— Start of Information supplied —

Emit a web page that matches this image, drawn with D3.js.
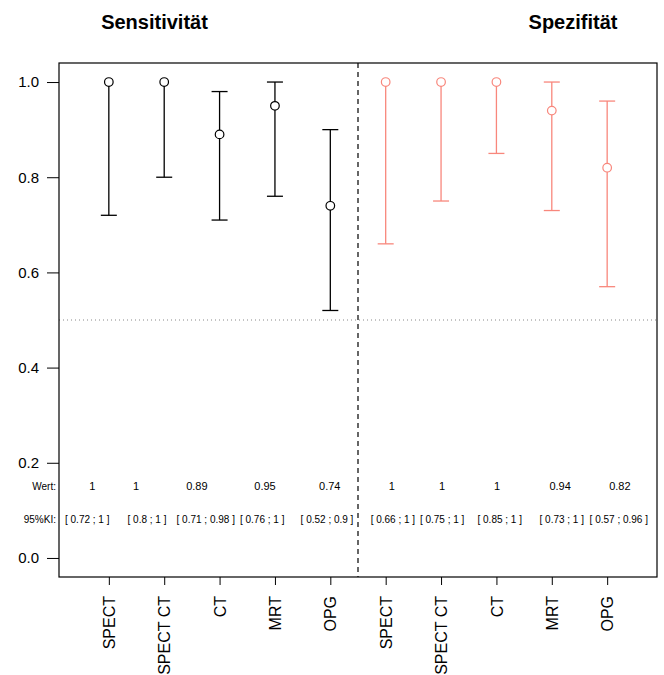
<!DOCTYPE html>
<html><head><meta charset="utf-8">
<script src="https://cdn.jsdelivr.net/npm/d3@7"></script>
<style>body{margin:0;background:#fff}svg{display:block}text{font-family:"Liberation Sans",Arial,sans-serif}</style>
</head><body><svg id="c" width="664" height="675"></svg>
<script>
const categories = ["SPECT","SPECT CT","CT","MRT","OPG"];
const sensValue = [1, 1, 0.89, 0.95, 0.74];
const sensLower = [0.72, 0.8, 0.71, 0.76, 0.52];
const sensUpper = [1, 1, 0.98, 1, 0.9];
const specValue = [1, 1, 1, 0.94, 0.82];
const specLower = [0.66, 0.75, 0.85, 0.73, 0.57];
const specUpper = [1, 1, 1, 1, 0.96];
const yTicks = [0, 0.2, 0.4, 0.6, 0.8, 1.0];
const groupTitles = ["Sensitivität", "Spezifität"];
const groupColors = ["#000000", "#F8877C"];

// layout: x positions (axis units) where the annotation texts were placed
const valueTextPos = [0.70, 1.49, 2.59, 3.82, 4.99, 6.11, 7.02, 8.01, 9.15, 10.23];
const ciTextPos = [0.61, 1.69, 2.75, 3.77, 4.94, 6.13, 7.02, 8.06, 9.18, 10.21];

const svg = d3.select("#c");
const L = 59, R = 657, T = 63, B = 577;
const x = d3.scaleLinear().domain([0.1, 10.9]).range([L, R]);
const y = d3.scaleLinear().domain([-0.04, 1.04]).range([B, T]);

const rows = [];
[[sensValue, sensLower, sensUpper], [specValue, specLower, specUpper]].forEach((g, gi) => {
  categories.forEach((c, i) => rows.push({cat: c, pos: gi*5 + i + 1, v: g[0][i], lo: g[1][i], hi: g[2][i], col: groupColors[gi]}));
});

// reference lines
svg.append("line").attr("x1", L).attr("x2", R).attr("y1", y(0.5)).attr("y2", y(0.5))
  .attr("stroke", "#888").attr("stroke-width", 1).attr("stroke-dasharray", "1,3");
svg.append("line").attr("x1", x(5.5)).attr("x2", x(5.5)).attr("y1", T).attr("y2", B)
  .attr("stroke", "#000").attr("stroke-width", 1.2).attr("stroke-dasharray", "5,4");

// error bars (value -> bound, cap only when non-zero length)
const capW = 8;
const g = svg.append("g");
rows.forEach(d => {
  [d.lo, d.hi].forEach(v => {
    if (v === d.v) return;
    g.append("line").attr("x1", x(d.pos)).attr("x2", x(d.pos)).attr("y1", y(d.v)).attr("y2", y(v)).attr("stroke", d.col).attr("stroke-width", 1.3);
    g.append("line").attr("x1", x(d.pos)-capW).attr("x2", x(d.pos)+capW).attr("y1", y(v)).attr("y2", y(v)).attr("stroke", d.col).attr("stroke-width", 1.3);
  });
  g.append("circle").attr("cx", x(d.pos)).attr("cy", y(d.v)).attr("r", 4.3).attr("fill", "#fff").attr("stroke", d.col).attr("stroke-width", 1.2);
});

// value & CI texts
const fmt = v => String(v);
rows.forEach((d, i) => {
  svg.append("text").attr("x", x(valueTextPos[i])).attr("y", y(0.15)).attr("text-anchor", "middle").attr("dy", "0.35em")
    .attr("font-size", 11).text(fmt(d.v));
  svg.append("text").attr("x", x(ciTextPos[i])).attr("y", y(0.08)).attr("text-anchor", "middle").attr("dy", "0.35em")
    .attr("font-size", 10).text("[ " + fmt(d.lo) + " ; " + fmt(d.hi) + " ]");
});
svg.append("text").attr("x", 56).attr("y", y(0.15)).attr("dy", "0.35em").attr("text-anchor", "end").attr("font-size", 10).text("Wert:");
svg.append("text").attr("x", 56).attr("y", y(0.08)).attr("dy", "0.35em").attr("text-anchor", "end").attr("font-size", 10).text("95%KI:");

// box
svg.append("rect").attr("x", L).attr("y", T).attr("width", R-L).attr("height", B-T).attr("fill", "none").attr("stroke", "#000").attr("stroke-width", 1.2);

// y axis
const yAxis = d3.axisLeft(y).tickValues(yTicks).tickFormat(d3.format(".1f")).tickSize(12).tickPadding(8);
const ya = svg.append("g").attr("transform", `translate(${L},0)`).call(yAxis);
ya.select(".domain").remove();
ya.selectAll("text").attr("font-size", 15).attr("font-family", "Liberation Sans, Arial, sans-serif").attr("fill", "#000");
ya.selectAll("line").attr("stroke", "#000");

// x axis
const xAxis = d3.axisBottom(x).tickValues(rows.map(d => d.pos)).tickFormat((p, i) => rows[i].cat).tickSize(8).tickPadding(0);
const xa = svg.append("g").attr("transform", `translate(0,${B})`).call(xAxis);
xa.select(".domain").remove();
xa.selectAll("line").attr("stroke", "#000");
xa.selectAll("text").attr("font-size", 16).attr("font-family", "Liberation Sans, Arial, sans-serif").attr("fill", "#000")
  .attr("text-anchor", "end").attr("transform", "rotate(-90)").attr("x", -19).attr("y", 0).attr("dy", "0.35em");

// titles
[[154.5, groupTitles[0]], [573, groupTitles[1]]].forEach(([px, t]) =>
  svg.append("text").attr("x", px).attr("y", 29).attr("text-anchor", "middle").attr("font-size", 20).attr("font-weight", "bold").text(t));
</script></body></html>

— End of Information supplied —

- [Exercise aim]:
Without the pictures, copy the material exactly as given.

- [Answer to this task]:
Emit a web page that matches this image, drawn with D3.js.
<!DOCTYPE html>
<html><head><meta charset="utf-8">
<script src="https://cdn.jsdelivr.net/npm/d3@7"></script>
<style>body{margin:0;background:#fff}svg{display:block}text{font-family:"Liberation Sans",Arial,sans-serif}</style>
</head><body><svg id="c" width="664" height="675"></svg>
<script>
const categories = ["SPECT","SPECT CT","CT","MRT","OPG"];
const sensValue = [1, 1, 0.89, 0.95, 0.74];
const sensLower = [0.72, 0.8, 0.71, 0.76, 0.52];
const sensUpper = [1, 1, 0.98, 1, 0.9];
const specValue = [1, 1, 1, 0.94, 0.82];
const specLower = [0.66, 0.75, 0.85, 0.73, 0.57];
const specUpper = [1, 1, 1, 1, 0.96];
const yTicks = [0, 0.2, 0.4, 0.6, 0.8, 1.0];
const groupTitles = ["Sensitivität", "Spezifität"];
const groupColors = ["#000000", "#F8877C"];

// layout: x positions (axis units) where the annotation texts were placed
const valueTextPos = [0.70, 1.49, 2.59, 3.82, 4.99, 6.11, 7.02, 8.01, 9.15, 10.23];
const ciTextPos = [0.61, 1.69, 2.75, 3.77, 4.94, 6.13, 7.02, 8.06, 9.18, 10.21];

const svg = d3.select("#c");
const L = 59, R = 657, T = 63, B = 577;
const x = d3.scaleLinear().domain([0.1, 10.9]).range([L, R]);
const y = d3.scaleLinear().domain([-0.04, 1.04]).range([B, T]);

const rows = [];
[[sensValue, sensLower, sensUpper], [specValue, specLower, specUpper]].forEach((g, gi) => {
  categories.forEach((c, i) => rows.push({cat: c, pos: gi*5 + i + 1, v: g[0][i], lo: g[1][i], hi: g[2][i], col: groupColors[gi]}));
});

// reference lines
svg.append("line").attr("x1", L).attr("x2", R).attr("y1", y(0.5)).attr("y2", y(0.5))
  .attr("stroke", "#888").attr("stroke-width", 1).attr("stroke-dasharray", "1,3");
svg.append("line").attr("x1", x(5.5)).attr("x2", x(5.5)).attr("y1", T).attr("y2", B)
  .attr("stroke", "#000").attr("stroke-width", 1.2).attr("stroke-dasharray", "5,4");

// error bars (value -> bound, cap only when non-zero length)
const capW = 8;
const g = svg.append("g");
rows.forEach(d => {
  [d.lo, d.hi].forEach(v => {
    if (v === d.v) return;
    g.append("line").attr("x1", x(d.pos)).attr("x2", x(d.pos)).attr("y1", y(d.v)).attr("y2", y(v)).attr("stroke", d.col).attr("stroke-width", 1.3);
    g.append("line").attr("x1", x(d.pos)-capW).attr("x2", x(d.pos)+capW).attr("y1", y(v)).attr("y2", y(v)).attr("stroke", d.col).attr("stroke-width", 1.3);
  });
  g.append("circle").attr("cx", x(d.pos)).attr("cy", y(d.v)).attr("r", 4.3).attr("fill", "#fff").attr("stroke", d.col).attr("stroke-width", 1.2);
});

// value & CI texts
const fmt = v => String(v);
rows.forEach((d, i) => {
  svg.append("text").attr("x", x(valueTextPos[i])).attr("y", y(0.15)).attr("text-anchor", "middle").attr("dy", "0.35em")
    .attr("font-size", 11).text(fmt(d.v));
  svg.append("text").attr("x", x(ciTextPos[i])).attr("y", y(0.08)).attr("text-anchor", "middle").attr("dy", "0.35em")
    .attr("font-size", 10).text("[ " + fmt(d.lo) + " ; " + fmt(d.hi) + " ]");
});
svg.append("text").attr("x", 56).attr("y", y(0.15)).attr("dy", "0.35em").attr("text-anchor", "end").attr("font-size", 10).text("Wert:");
svg.append("text").attr("x", 56).attr("y", y(0.08)).attr("dy", "0.35em").attr("text-anchor", "end").attr("font-size", 10).text("95%KI:");

// box
svg.append("rect").attr("x", L).attr("y", T).attr("width", R-L).attr("height", B-T).attr("fill", "none").attr("stroke", "#000").attr("stroke-width", 1.2);

// y axis
const yAxis = d3.axisLeft(y).tickValues(yTicks).tickFormat(d3.format(".1f")).tickSize(12).tickPadding(8);
const ya = svg.append("g").attr("transform", `translate(${L},0)`).call(yAxis);
ya.select(".domain").remove();
ya.selectAll("text").attr("font-size", 15).attr("font-family", "Liberation Sans, Arial, sans-serif").attr("fill", "#000");
ya.selectAll("line").attr("stroke", "#000");

// x axis
const xAxis = d3.axisBottom(x).tickValues(rows.map(d => d.pos)).tickFormat((p, i) => rows[i].cat).tickSize(8).tickPadding(0);
const xa = svg.append("g").attr("transform", `translate(0,${B})`).call(xAxis);
xa.select(".domain").remove();
xa.selectAll("line").attr("stroke", "#000");
xa.selectAll("text").attr("font-size", 16).attr("font-family", "Liberation Sans, Arial, sans-serif").attr("fill", "#000")
  .attr("text-anchor", "end").attr("transform", "rotate(-90)").attr("x", -19).attr("y", 0).attr("dy", "0.35em");

// titles
[[154.5, groupTitles[0]], [573, groupTitles[1]]].forEach(([px, t]) =>
  svg.append("text").attr("x", px).attr("y", 29).attr("text-anchor", "middle").attr("font-size", 20).attr("font-weight", "bold").text(t));
</script></body></html>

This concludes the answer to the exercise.